Within 20 minutes, we had arrived 300 meters above sea level at the peak and as expected, there was already swarms of tourists greeting us, with cameras hung on their necks. My buddy and I had to squeeze through the crowd, securing a standing spot for both of us while we quietly waited for the sun to rise. Nonetheless, the presence of furry clouds scattered all around the sky somehow told us that we would be disappointed.


Sadly, we were disappointed. The sun wasn't bright enough to awe us, and we could only catch a glimpse of Borobodur being covered by a sea of clouds. Not wasting much time, we descended the hill back to our minivan for our next itinerary - Borobodur itself.

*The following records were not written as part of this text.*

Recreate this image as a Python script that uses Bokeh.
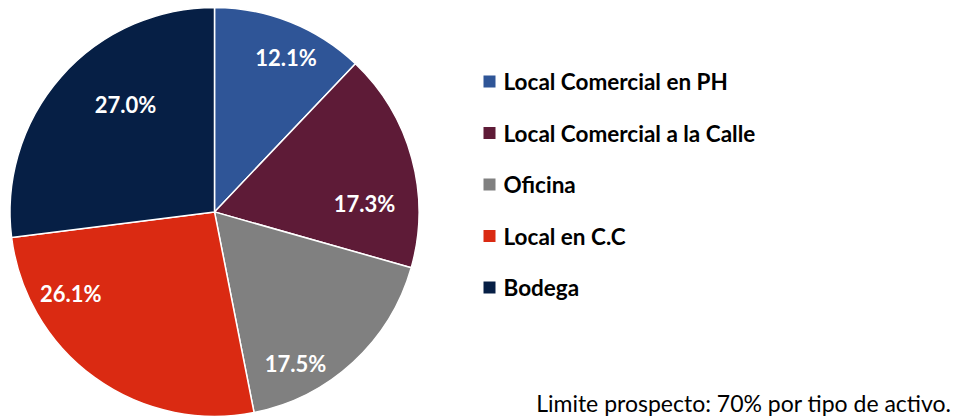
import math
from bokeh.plotting import figure
from bokeh.models import Range1d, ColumnDataSource
from bokeh.core.properties import value
from bokeh.embed import file_html
from bokeh.resources import INLINE

categories = ["Local Comercial en PH", "Local Comercial a la Calle", "Oficina", "Local en C.C", "Bodega"]
shares = [12.1, 17.3, 17.5, 26.1, 27.0]
colors = ["#2F5597", "#5E1B37", "#808080", "#DA2A12", "#061F45"]
footnote = "Limite prospecto: 70% por tipo de activo."

W, H = 962, 419
FONT = "Lato"

# layout (pixels)
cx, cy, R = 214, 207.6, 204.5
label_r = 0.75 * R
label_dx = [14.6, 2, -23, -54, 26]
label_dy = [-11.5, 32, 39, -43, -6]

total = sum(shares)
starts, ends, lx, ly, labels = [], [], [], [], []
cum = 0.0
for s in shares:
    a0 = math.pi / 2 - 2 * math.pi * cum / total
    a1 = math.pi / 2 - 2 * math.pi * (cum + s) / total
    starts.append(a0)
    ends.append(a1)
    mid = (a0 + a1) / 2
    lx.append(cx + label_r * math.cos(mid))
    ly.append(cy + label_r * math.sin(mid))
    labels.append(f"{s:.1f}%")
    cum += s

p = figure(width=W, height=H, output_backend="svg", toolbar_location=None,
           x_range=Range1d(0, W), y_range=Range1d(0, H), min_border=0)
p.axis.visible = False
p.grid.visible = False
p.outline_line_color = None
p.background_fill_color = "white"

src = ColumnDataSource(dict(start=starts, end=ends, color=colors, x=[cx] * 5, y=[cy] * 5))
p.wedge(x="x", y="y", radius=R, start_angle="start", end_angle="end", direction="clock",
        fill_color="color", line_color="white", line_width=1.5, source=src)

lsrc = ColumnDataSource(dict(x=lx, y=ly, text=labels, xo=label_dx, yo=label_dy))
p.text(x="x", y="y", text="text", x_offset="xo", y_offset="yo", source=lsrc,
       text_color="white", text_font=value(FONT), text_font_style="bold",
       text_font_size="22px", text_align="center", text_baseline="middle")

# legend
leg_x, leg_y0, leg_step = 489, 338, 51.5
leg_y = [leg_y0 - i * leg_step for i in range(len(categories))]
gsrc = ColumnDataSource(dict(x=[leg_x] * len(categories), tx=[leg_x + 14] * len(categories),
                             y=leg_y, color=colors, text=categories))
p.scatter(x="x", y="y", marker="square", size=12, fill_color="color", line_color=None, source=gsrc)
p.text(x="tx", y="y", text="text", source=gsrc, text_color="black", text_font=value(FONT),
       text_font_style="bold", text_font_size="22.5px", text_align="left", text_baseline="middle")

p.text(x=[951], y=[17], text=[footnote], text_color="black", text_font=value(FONT),
       text_font_size="23px", text_align="right", text_baseline="alphabetic")

open("out.html", "w").write(file_html(p, INLINE))
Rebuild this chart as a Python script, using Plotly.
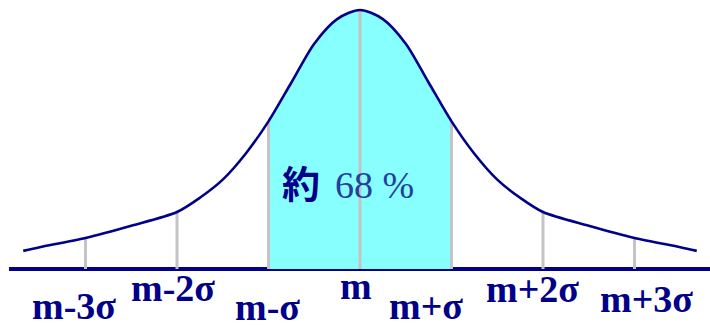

I was amazed the moment I set my eyes onto this Gargantuan Buddhist monument. Solemn and still, it stood there enduring the test of time, as a relic constructed with the blood, toil and sweat of its builders. Brick by brick, layer by layer, I could not imagine how dedicated these people were back then.




We decided to follow the "protocol" as indicated by the signboard - we were supposed to climb up a layer, go around it in a clockwise fashion, before climbing up the next layer. Oh well, since we had plenty of time, why not?




Most of the wall carvings had been destroyed. By time, erosion, vandals or grave robbers, who knows? What a pity. Sigh.





I particularly love the the design of this mega structure where there are statues of Lord Buddha everywhere, glimpsing towards the far distance.  





  As we climbed up each levels approaching the pinnacle, we were greeted by mini stupas. 






And not to forget, the local kids who interviewed us for their homework assignment.

"Hi, where are you from?" "Do you like Borobudur?" "What do you work as?" "Do you think Borobudur is beautiful?"


And from the peak of Borobodur, the scenery is just awesome. I would not know which mountains these were but I was just amazed by the view.






 And finally, the summit. 



 And one last peek, before we say good bye. And with this, I've completed my bucket list of visiting the 3 major Buddhist ruins in Southeast Asia.